Ingredients: carrots, celery, garlic, onion, dried basil, bay leaf, corn starch, chicken stock, bouillon cubes, chicken, long grain rice, corn, evaporated milk, olive oil.

I found this recipe off of the internet.

Friday, July 9, 2010

Texas Almond Sheet Cake


I absolutely love this version of texas sheet cake.

1 cup of butter
1 cup of water

Place both in a saucepan and bring to a boil. Then set aside and let cool.

Combine

2 cups of flour
2 cups of sugar
2 beaten eggs
1/2 cup sour cream
1 1/2 tsp. of almond extract (no imitation)
1 tsp. of salt
1 tsp. of baking soda

After ingredients mixed add the butter water mixture to batter. Spray jelly roll pan and then pour batter into pan. Bake at 375 degrees for 20-25 minutes, just until lightly brown. Let cool for 30 minutes prior to frosting.

Frosting:

Combine and bring to a boil:
1 cup butter
1/4 cup of milk
4 1/2 cups of powdered sugar
1 tsp. of almond extract

Frost cake and eat!

Ingredients: Butter, water, sugar, flour, sour cream, eggs, milk, powdered sugar, almond extract, salt, baking soda

Homemade Strawberry Freezer Jam


I have always loved my mom's strawberry freezer jam but have never been adventurous enough to make it myself. I decided to try it and was shocked at how easy it was.
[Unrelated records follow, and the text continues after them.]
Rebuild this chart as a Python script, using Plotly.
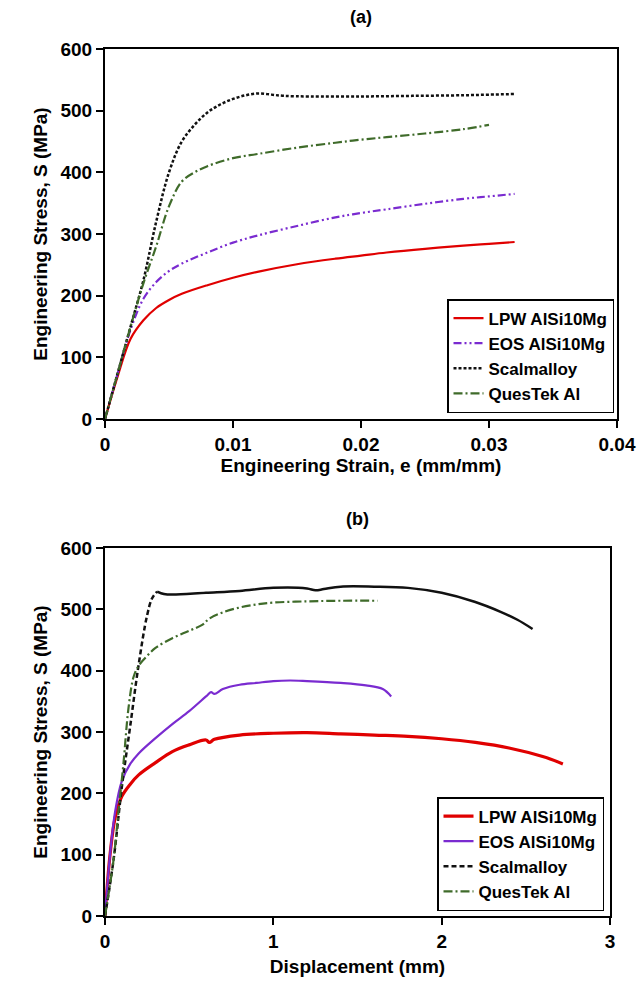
import plotly.graph_objects as go

# ---------- Panel (a): engineering strain vs stress ----------
lpw_a_e = [0, 0.001, 0.002, 0.003, 0.004, 0.005, 0.006, 0.008, 0.010, 0.012, 0.015, 0.018, 0.020, 0.022, 0.025, 0.028, 0.030, 0.032]
lpw_a_s = [0, 70, 130, 160, 180, 193, 203, 217, 229, 239, 251, 260, 265, 270, 276, 281, 284, 287]

eos_a_e = [0, 0.001, 0.002, 0.003, 0.004, 0.005, 0.006, 0.008, 0.010, 0.012, 0.015, 0.018, 0.020, 0.022, 0.025, 0.028, 0.030, 0.032]
eos_a_s = [0, 75, 145, 195, 222, 240, 252, 270, 286, 298, 313, 327, 334, 340, 349, 357, 361, 365]

scal_a_e = [0, 0.001, 0.002, 0.003, 0.004, 0.005, 0.006, 0.007, 0.008, 0.009, 0.010, 0.011, 0.012, 0.013, 0.014, 0.016, 0.020, 0.024, 0.028, 0.030, 0.032]
scal_a_s = [0, 75, 150, 225, 320, 400, 450, 477, 497, 510, 519, 525, 528, 526, 524, 523, 523, 524, 525, 526, 527]

ques_a_e = [0, 0.001, 0.002, 0.003, 0.004, 0.005, 0.006, 0.007, 0.008, 0.010, 0.012, 0.015, 0.018, 0.020, 0.022, 0.025, 0.028, 0.030]
ques_a_s = [0, 75, 150, 220, 280, 345, 385, 400, 410, 423, 430, 440, 448, 453, 457, 463, 470, 477]

# ---------- Panel (b): displacement vs stress ----------
lpw_b_d = [0, 0.03, 0.06, 0.10, 0.15, 0.20, 0.30, 0.40, 0.50, 0.60, 0.62, 0.65, 0.80, 1.00, 1.20, 1.40, 1.60, 1.80, 2.00, 2.20, 2.40, 2.60, 2.72]
lpw_b_s = [0, 100, 160, 195, 215, 230, 250, 268, 279, 287, 283, 288, 295, 298, 299, 297, 295, 293, 289, 283, 274, 260, 248]

eos_b_d = [0, 0.03, 0.06, 0.10, 0.15, 0.20, 0.30, 0.40, 0.50, 0.60, 0.63, 0.65, 0.70, 0.80, 0.90, 1.00, 1.10, 1.20, 1.40, 1.55, 1.65, 1.70]
eos_b_s = [0, 100, 170, 220, 248, 265, 290, 313, 334, 358, 365, 362, 370, 377, 380, 383, 384, 383, 380, 376, 370, 358]

scal_b_rise_d = [0, 0.05, 0.10, 0.15, 0.20, 0.25, 0.28, 0.31]
scal_b_rise_s = [0, 90, 210, 310, 410, 490, 518, 529]
scal_b_d = [0.31, 0.35, 0.40, 0.60, 0.80, 1.00, 1.20, 1.25, 1.30, 1.40, 1.60, 1.80, 2.00, 2.20, 2.35, 2.45, 2.54]
scal_b_s = [529, 525, 524, 527, 530, 535, 534, 531, 533, 537, 537, 535, 527, 512, 496, 483, 468]

ques_b_d = [0, 0.05, 0.08, 0.11, 0.14, 0.17, 0.20, 0.25, 0.30, 0.40, 0.50, 0.58, 0.62, 0.70, 0.80, 0.90, 1.00, 1.20, 1.40, 1.62]
ques_b_s = [0, 90, 170, 250, 340, 390, 408, 424, 437, 453, 465, 475, 485, 495, 503, 508, 511, 513, 514, 514]

names = ["LPW AlSi10Mg", "EOS AlSi10Mg", "Scalmalloy", "QuesTek Al"]

RED = "#e00000"
PURPLE = "#7a2bd0"
BLACK = "#111111"
GREEN = "#3f6b2a"
DASH_EOS = "8px,3px,2px,3px,2px,3px"
DASH_Q = "9px,3px,2px,3px"
DASH_S = "3px,2px"

fig = go.Figure()

# panel (a)
fig.add_trace(go.Scatter(x=lpw_a_e, y=lpw_a_s, mode="lines", name=names[0], line=dict(color=RED, width=2.2), line_shape="spline", xaxis="x", yaxis="y", legend="legend"))
fig.add_trace(go.Scatter(x=eos_a_e, y=eos_a_s, mode="lines", name=names[1], line=dict(color=PURPLE, width=2.2, dash=DASH_EOS), line_shape="spline", xaxis="x", yaxis="y", legend="legend"))
fig.add_trace(go.Scatter(x=scal_a_e, y=scal_a_s, mode="lines", name=names[2], line=dict(color=BLACK, width=2.5, dash=DASH_S), line_shape="spline", xaxis="x", yaxis="y", legend="legend"))
fig.add_trace(go.Scatter(x=ques_a_e, y=ques_a_s, mode="lines", name=names[3], line=dict(color=GREEN, width=2.2, dash=DASH_Q), line_shape="spline", xaxis="x", yaxis="y", legend="legend"))

# panel (b)
fig.add_trace(go.Scatter(x=lpw_b_d, y=lpw_b_s, mode="lines", name=names[0], line=dict(color=RED, width=3.2), line_shape="spline", xaxis="x2", yaxis="y2", legend="legend2"))
fig.add_trace(go.Scatter(x=eos_b_d, y=eos_b_s, mode="lines", name=names[1], line=dict(color=PURPLE, width=2.2), line_shape="spline", xaxis="x2", yaxis="y2", legend="legend2"))
fig.add_trace(go.Scatter(x=scal_b_rise_d, y=scal_b_rise_s, mode="lines", name=names[2], line=dict(color=BLACK, width=2.5, dash="5px,3px"), line_shape="spline", xaxis="x2", yaxis="y2", legend="legend2"))
fig.add_trace(go.Scatter(x=scal_b_d, y=scal_b_s, mode="lines", name=names[2], showlegend=False, line=dict(color=BLACK, width=2.5), line_shape="spline", xaxis="x2", yaxis="y2"))
fig.add_trace(go.Scatter(x=ques_b_d, y=ques_b_s, mode="lines", name=names[3], line=dict(color=GREEN, width=2.2, dash=DASH_Q), line_shape="spline", xaxis="x2", yaxis="y2", legend="legend2"))

W, H = 642, 990
FONT = "Liberation Sans, Arial, sans-serif"

def px_x(p):
    return p / W

def px_y(p):
    return 1 - p / H

axis_common = dict(
    showline=True, linecolor="black", linewidth=2, mirror=True,
    ticks="outside", ticklen=7, tickwidth=2, tickcolor="black",
    showgrid=False, zeroline=False, automargin=False,
    tickfont=dict(family=FONT, size=19, color="black", weight="bold"),
)

title_font = dict(family=FONT, size=19, color="black", weight="bold")

legend_common = dict(
    bgcolor="white", bordercolor="black", borderwidth=1.5,
    font=dict(family=FONT, size=17, color="black", weight="bold"),
    itemwidth=30, tracegroupgap=0, xanchor="right", yanchor="bottom",
)

fig.update_layout(
    width=W, height=H,
    margin=dict(l=0, r=0, t=0, b=0),
    paper_bgcolor="white", plot_bgcolor="white",
    showlegend=True,
    xaxis=dict(domain=[px_x(105), px_x(617)], range=[0, 0.04], dtick=0.01, tick0=0,
               anchor="y", title=dict(text="Engineering Strain, e (mm/mm)", font=title_font, standoff=2), **axis_common),
    yaxis=dict(domain=[px_y(419), px_y(49)], range=[0, 600], dtick=100,
               anchor="x", title=dict(text="Engineering Stress, S (MPa)", font=title_font, standoff=8), **axis_common),
    xaxis2=dict(domain=[px_x(105), px_x(610)], range=[0, 3], dtick=1, tick0=0,
                anchor="y2", title=dict(text="Displacement (mm)", font=title_font, standoff=9), **axis_common),
    yaxis2=dict(domain=[px_y(916), px_y(548)], range=[0, 600], dtick=100,
                anchor="x2", title=dict(text="Engineering Stress, S (MPa)", font=title_font, standoff=8), **axis_common),
    legend=dict(x=px_x(614), y=px_y(413), **legend_common),
    legend2=dict(x=px_x(604), y=px_y(911), **legend_common),
    annotations=[
        dict(text="(a)", x=px_x(361), y=px_y(17), xref="paper", yref="paper", showarrow=False,
             font=dict(family=FONT, size=18, color="black", weight="bold"), xanchor="center", yanchor="middle"),
        dict(text="(b)", x=px_x(357), y=px_y(519), xref="paper", yref="paper", showarrow=False,
             font=dict(family=FONT, size=18, color="black", weight="bold"), xanchor="center", yanchor="middle"),
    ],
)

fig.write_html("out.html")
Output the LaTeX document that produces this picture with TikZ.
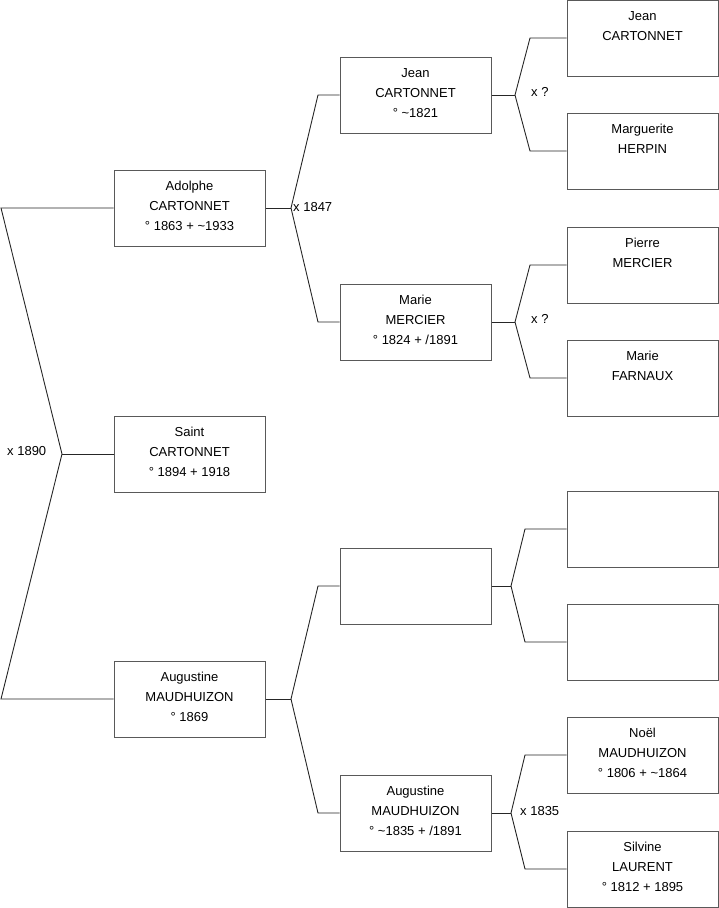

I have been eating peanut butter sandwiches all week just because it reminds me of home and my mom.

4 cups of pureed strawberries
3 cups sugar
1 box of pectin
1 cup of water

Puree strawberries and set to the side. Boil the sugar, pectin and water. Once at a full boil let boil for 1 minute. Combine sugar mixture and strawberries and then pour into containers for freezing.